→ **MATERIAL PROVIDED**
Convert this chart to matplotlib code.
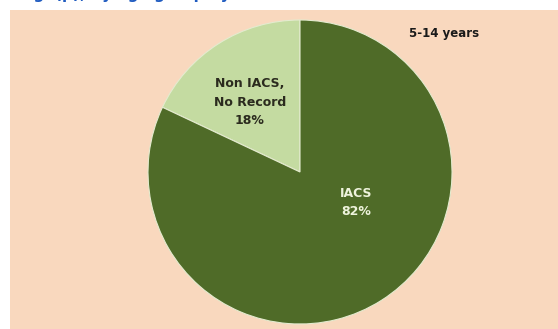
import matplotlib.pyplot as plt
from matplotlib.patches import Rectangle

categories = ['Non IACS,\nNo Record', 'IACS']
shares = [18, 82]
colors = ['#C4DBA1', '#4F6B28']
text_colors = ['#2B2B1E', '#EEF3DC']
age_group = '5-14 years'

W, H = 558, 329
fig = plt.figure(figsize=(W / 100, H / 100), dpi=100, facecolor='white')

# peach backdrop, with a thin white margin on the left and top
fig.patches.append(Rectangle((10 / W, 0), 1 - 10 / W, (H - 10) / H,
                             transform=fig.transFigure, facecolor='#F9D8BE',
                             edgecolor='none', zorder=-5))

# clipped blue heading above the panel (only its lower edge shows)
fig.text(18 / W, 1 + 1 / H, 'Fig. (p); by age group / y', color='#1F5BC0',
         fontsize=11, fontweight='bold', va='baseline', ha='left')

ax = fig.add_axes([148 / W, 5 / H, 304 / W, 304 / H], zorder=2)
ax.patch.set_visible(False)
wedges, _ = ax.pie(shares, colors=colors, startangle=90, counterclock=True,
                   wedgeprops=dict(edgecolor='#E4EBCF', linewidth=0.8))
ax.set_xlim(-1, 1)
ax.set_ylim(-1, 1)
ax.axis('off')

label_pos = [(-0.33, 0.46), (0.37, -0.20)]
for cat, val, pos, tc in zip(categories, shares, label_pos, text_colors):
    ax.text(pos[0], pos[1], f'{cat}\n{val}%', ha='center', va='center',
            fontsize=9, fontweight='bold', color=tc, linespacing=1.55)

fig.text(444 / W, 1 - 33 / H, age_group, ha='center', va='center',
         fontsize=8.5, fontweight='bold', color='#1A1A1A')

fig.savefig('out.png', dpi=100, facecolor='white')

→ **DIRECTIVE**
Count each line above in which the string "matplotlib" appears, then state only the total.

→ **REPLY TO THE TASK**
3